Photo: Sabai Adventures Cambodia

Lok lak

This dish with French and Chinese influences is made with either beef or pork that has been marinated in oyster sauce, soy sauce, tomato sauce, fish sauce, sugar, pepper and garlic, before being stir-fried with onions. It is served on a bed of lettuce leaves and tomatoes, with rice and a dipping sauce made with lime, pepper, salt and water.

Photo: Sabrina Gérard/196 Flavors

Nom banh chok

This well-loved Cambodian dish, also known as Khmer noodles, is a popular breakfast dish. It consists of rice noodles covered with a fish-based green curry gravy made from lemongrass, turmeric, fingerroot ginger and garlic, and topped with cucumbers, banana blossoms, long beans, mint leaves and bean sprouts.

Photo: SR Group-Cambodia

Num pang

Cambodia’s version of the Vietnamese banh mi features crispy baguettes filled with pork, pâté, pickled carrots or radish, cucumbers, cilantro and chilli.

Photo: Charlotte Pert

Prahok ktiss

This dip is made with prahok (crushed, salted and fermented fish paste used as seasoning), an important ingredient in Cambodian cuisine. Ground pork is cooked with prahok, kreung (a paste comprising lemongrass, chilli, galangal, garlic and kaffir lime leaf), coconut milk, tamarind juice, peas and chillies, and served with mixed raw vegetables.

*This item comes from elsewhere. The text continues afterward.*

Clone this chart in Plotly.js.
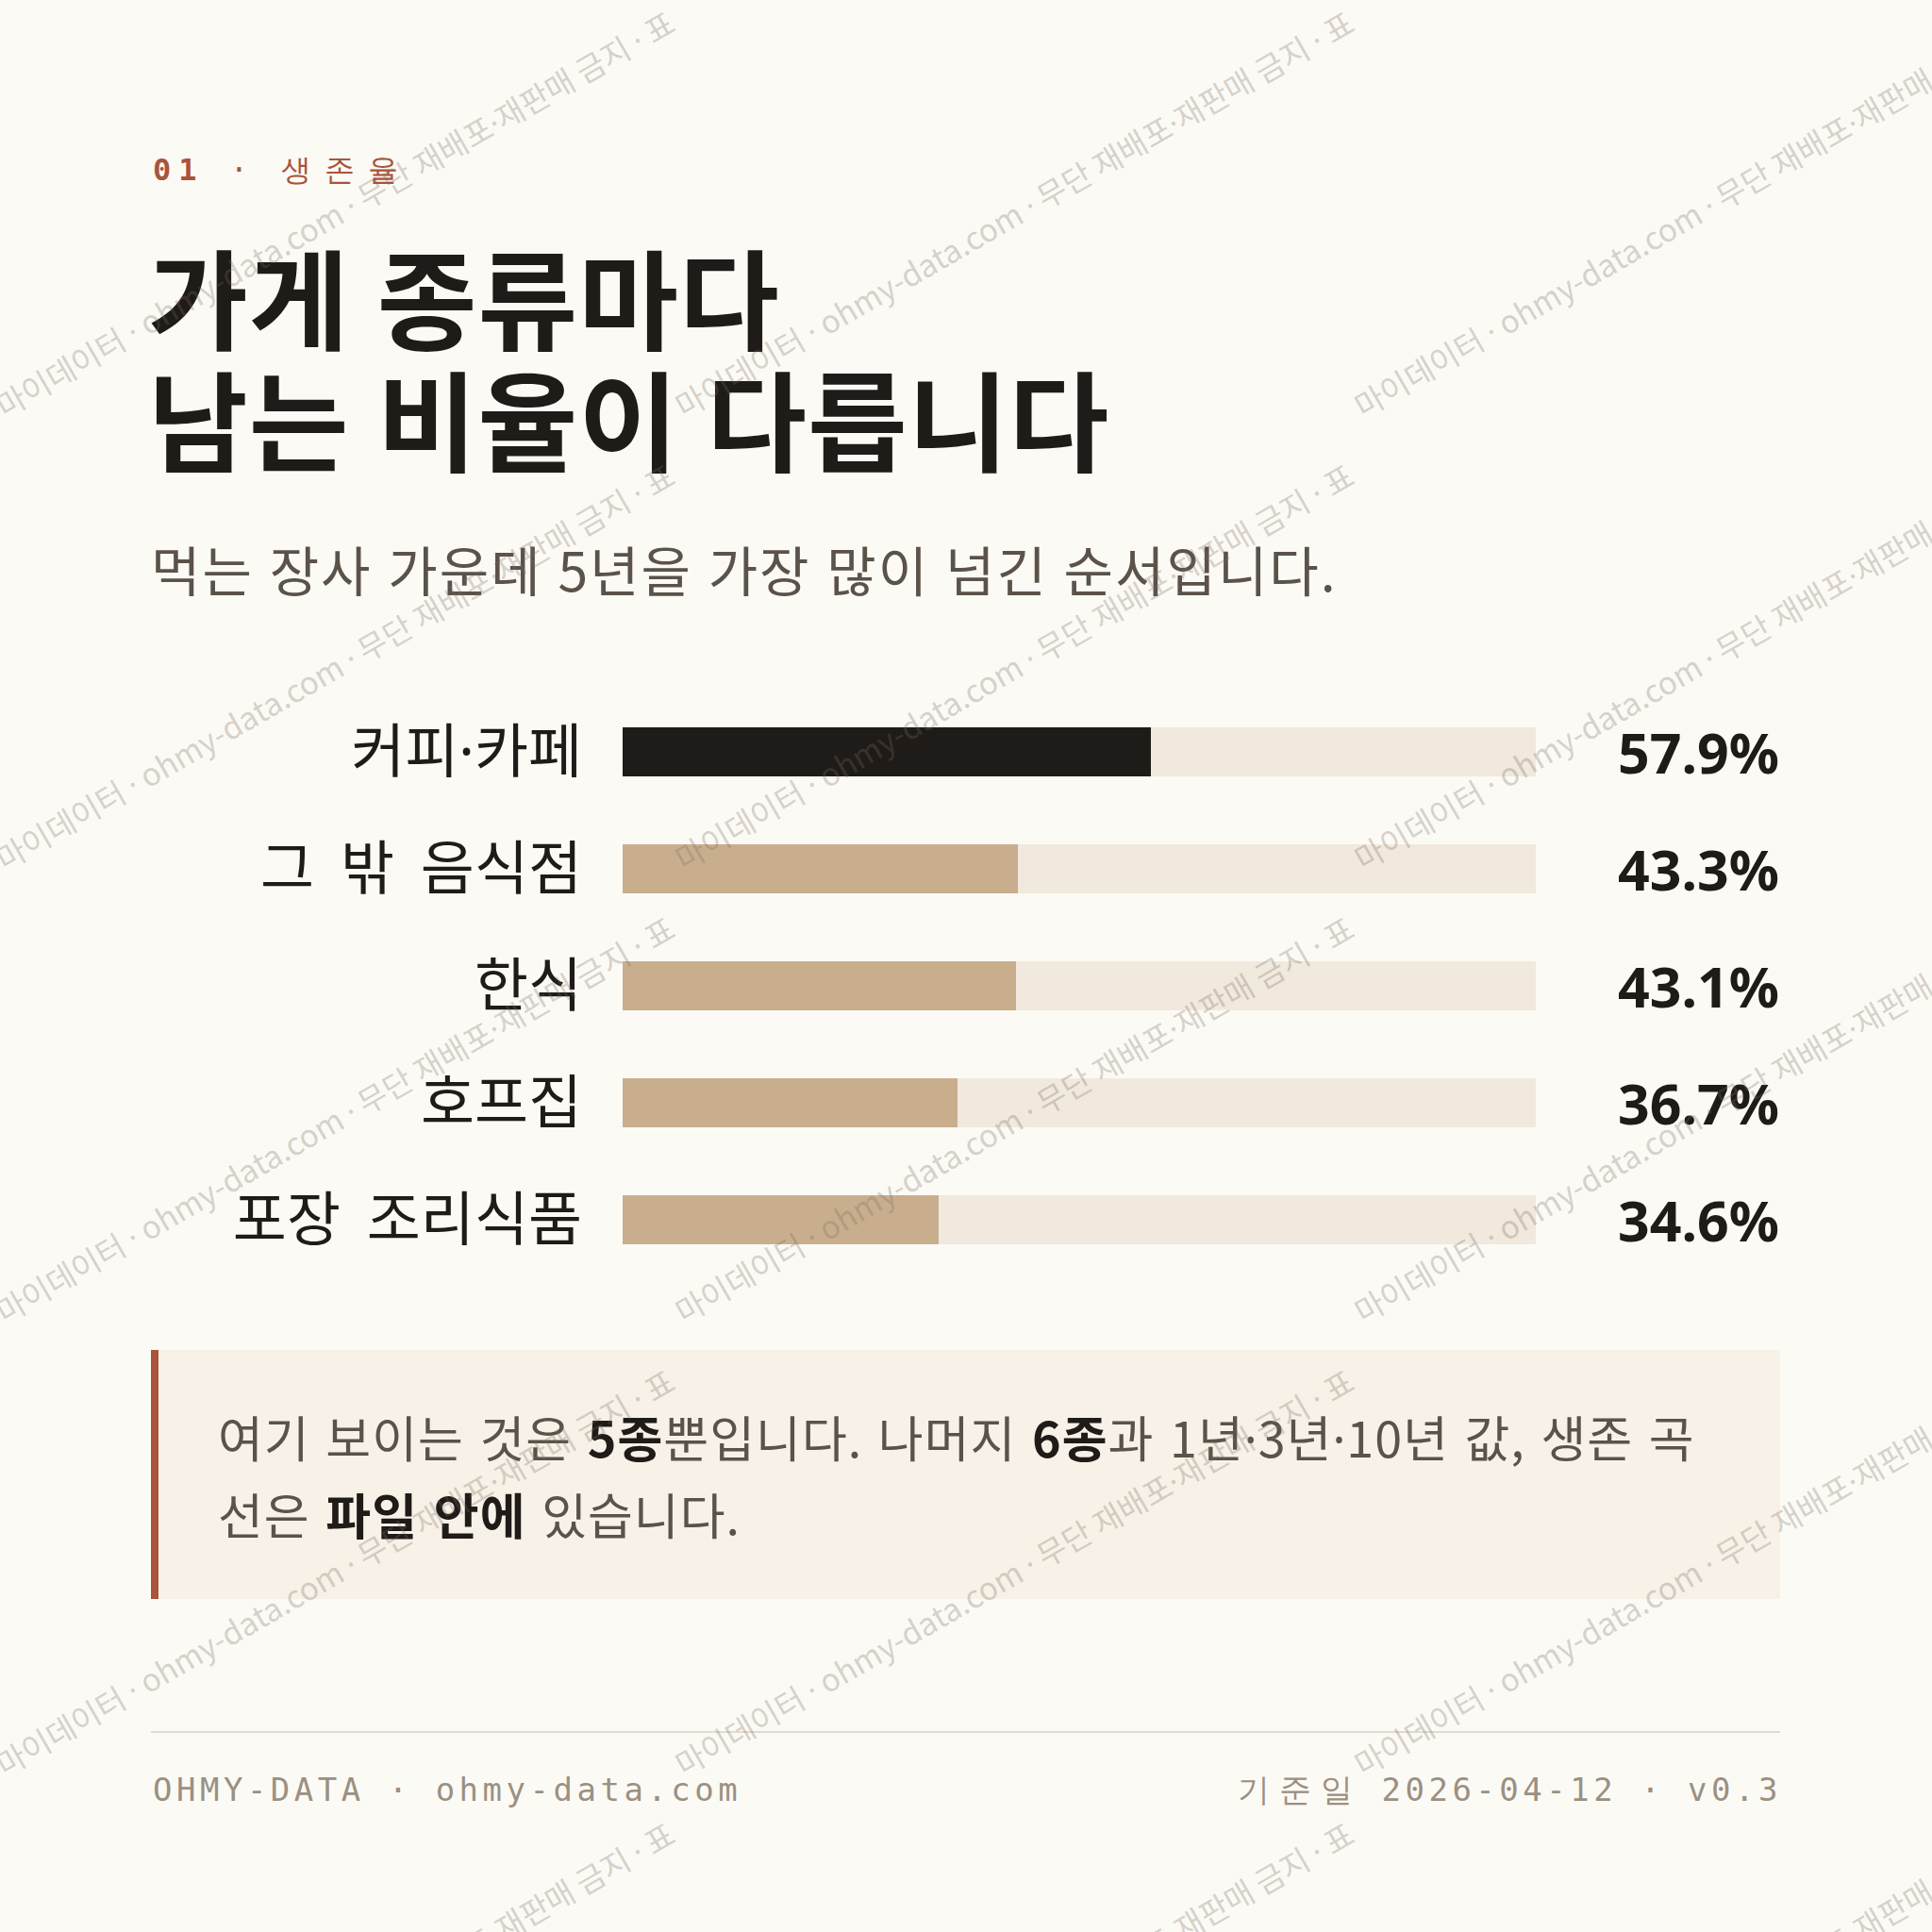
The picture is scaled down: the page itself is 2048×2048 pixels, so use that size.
<!DOCTYPE html>
<html><head><meta charset="utf-8">
<script src="https://cdn.plot.ly/plotly-3.0.1.min.js"></script>
<style>html,body{margin:0;padding:0;background:#fcfaf5;}#chart{width:2048px;height:2048px;}</style>
</head><body><div id="chart"></div>
<script>
// ---- data ----
const categories = ['커피·카페', '그 밖 음식점', '한식', '호프집', '포장 조리식품'];
const survival5y = [57.9, 43.3, 43.1, 36.7, 34.6];
const trackMax = 100;
const valueSuffix = '%';

// ---- text ----
const eyebrowNumber = '01';
const eyebrowLabel = '생존율';
const titleLines = ['가게 종류마다', '남는 비율이 다릅니다'];
const subtitle = '먹는 장사 가운데 5년을 가장 많이 넘긴 순서입니다.';
const noteLines = [
  '여기 보이는 것은 <b>5종</b>뿐입니다. 나머지 <b>6종</b>과 1년·3년·10년 값, 생존 곡',
  '선은 <b>파일 안에</b> 있습니다.'
];
const footerLeft = 'OHMY-DATA · ohmy-data.com';
const footerRightLabel = '기준일';
const footerRightValue = '2026-04-12 · v0.3';
const watermarkText = '마이데이터 · ohmy-data.com · 무단 재배포·재판매 금지 · 표';

// ---- style ----
const C = {
  bg: '#fcfaf5', ink: '#1f1b18', body: '#5b524a', accent: '#a8553b',
  tan: '#c9ae8e', track: '#f1e9dd', noteBg: '#f8f1e7', rule: '#e3dbcf',
  foot: '#9b9081', wm: 'rgba(118,108,98,0.30)'
};
const KR = '"Noto Sans CJK KR", "Noto Sans", sans-serif';
const MONO = '"DejaVu Sans Mono", "Liberation Mono", monospace';
const W = 2048, H = 2048;
const px = v => v / W;
const py = v => 1 - v / H;
const narrowDot = s => s.replace(/·/g, '<span style="font-family:\'Noto Sans\'">·</span>');
const spaced = (s, ls, ws) => '<span style="letter-spacing:' + ls + 'px;word-spacing:' + ws + 'px">' + s + '</span>';

const maxIdx = survival5y.indexOf(Math.max(...survival5y));
const barColors = survival5y.map((v, i) => i === maxIdx ? C.ink : C.tan);

const traces = [
  { type: 'bar', orientation: 'h', y: categories, x: categories.map(() => trackMax),
    marker: { color: C.track }, width: 0.42, hoverinfo: 'skip' },
  { type: 'bar', orientation: 'h', y: categories, x: survival5y,
    marker: { color: barColors }, width: 0.42, hoverinfo: 'skip' }
];

const ann = [];
const A = o => ann.push(Object.assign({ showarrow: false, xref: 'paper', yref: 'paper' }, o));

// eyebrow
A({ x: px(160), y: py(180), xanchor: 'left', yanchor: 'middle',
    text: '<span style="letter-spacing:8px"><b>' + eyebrowNumber + '</b> · </span><span style="letter-spacing:14px">' + eyebrowLabel + '</span>',
    font: { family: MONO, size: 32, color: C.accent } });
// title
titleLines.forEach((t, i) => A({ x: px(155), y: py(312 + i * 129), xanchor: 'left', yanchor: 'middle',
    text: spaced(t, 1, 2), font: { family: KR, size: 115, color: C.ink, weight: 700 } }));
// subtitle
A({ x: px(158), y: py(602), xanchor: 'left', yanchor: 'middle', text: spaced(subtitle, 2, 2),
    font: { family: KR, size: 57, color: C.body } });
// values
survival5y.forEach((v, i) => A({ xref: 'paper', yref: 'y', x: px(1888), y: categories[i],
    xanchor: 'right', yanchor: 'middle', text: v.toFixed(1) + valueSuffix,
    font: { family: '"Noto Sans", sans-serif', size: 59, color: C.ink, weight: 700 } }));
// note
noteLines.forEach((t, i) => A({ x: px(229), y: py(1522 + i * 82), xanchor: 'left', yanchor: 'middle',
    text: spaced(narrowDot(t.replace(/<b>(.*?)<\/b>/g, '<span style="color:' + C.ink + '"><b>$1</b></span>')), 1, 4),
    font: { family: KR, size: 52, color: C.body } }));
// footer
A({ x: px(160), y: py(1897), xanchor: 'left', yanchor: 'middle',
    text: '<span style="letter-spacing:4.5px">' + footerLeft + '</span>',
    font: { family: MONO, size: 34, color: C.foot } });
A({ x: px(1891), y: py(1897), xanchor: 'right', yanchor: 'middle',
    text: '<span style="letter-spacing:10px">' + footerRightLabel + '</span> <span style="letter-spacing:4.5px">' + footerRightValue + '</span>',
    font: { family: MONO, size: 34, color: C.foot } });
// watermark tiles
for (let r = 0; r < 5; r++) {
  for (let c = 0; c < 3; c++) {
    const sx = -1 + c * 720, sy = 447 + r * 480;
    A({ x: px(sx - 16), y: py(sy + 9), xanchor: 'left', yanchor: 'bottom', textangle: -30,
        text: narrowDot(watermarkText), font: { family: KR, size: 33, color: C.wm } });
  }
}

const shapes = [
  { type: 'rect', xref: 'paper', yref: 'paper', x0: px(160), x1: px(1887), y0: py(1695), y1: py(1431),
    fillcolor: C.noteBg, line: { width: 0 }, layer: 'below' },
  { type: 'rect', xref: 'paper', yref: 'paper', x0: px(160), x1: px(168), y0: py(1695), y1: py(1431),
    fillcolor: C.accent, line: { width: 0 }, layer: 'below' },
  { type: 'line', xref: 'paper', yref: 'paper', x0: px(160), x1: px(1887), y0: py(1836), y1: py(1836),
    line: { color: C.rule, width: 2 } }
];

const layout = {
  width: W, height: H, margin: { l: 0, r: 0, t: 0, b: 0, pad: 0 },
  paper_bgcolor: C.bg, plot_bgcolor: 'rgba(0,0,0,0)',
  barmode: 'overlay', showlegend: false, bargap: 0,
  xaxis: { domain: [px(660), px(1628)], range: [0, trackMax], visible: false, fixedrange: true },
  yaxis: { domain: [py(1355), py(735)], type: 'category', range: [categories.length - 0.5, -0.5],
    tickmode: 'array', tickvals: categories,
    ticktext: categories.map(c => '<span style="word-spacing:14px">' + narrowDot(c) + '</span>'),
    showgrid: false, zeroline: false, showline: false, ticks: '', automargin: false,
    ticklabelstandoff: 42, tickfont: { family: KR, size: 62, color: C.ink }, fixedrange: true },
  annotations: ann, shapes: shapes,
  font: { family: KR }
};

Plotly.newPlot('chart', traces, layout, { displayModeBar: false, staticPlot: true });
</script></body></html>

Photo: Louistrinh/Wikimedia Commons

Red tree ants with beef and holy basil

This aromatic and sour dish comprises red ants of various sizes that are stir-fried with basil, ginger, lemongrass, garlic, shallots, chillies and thinly sliced beef, and served with rice.

Photo: Saffron Travel

Samlor machu trey

This sweet and sour soup is made with fish, garlic, lemongrass, celery, tamarind juice, bean sprouts and pineapple, seasoned with fish sauce, salt and sugar, and topped with chilli and fresh herbs such as basil and cilantro.

Photo: Khmer Culture

Sankhya lapov

This traditional Cambodian dessert is similar to Thailand’s sang kaya fug tong where a pumpkin is deseeded and filled with a creamy custard containing coconut milk, palm sugar paste, eggs and salt before being steamed.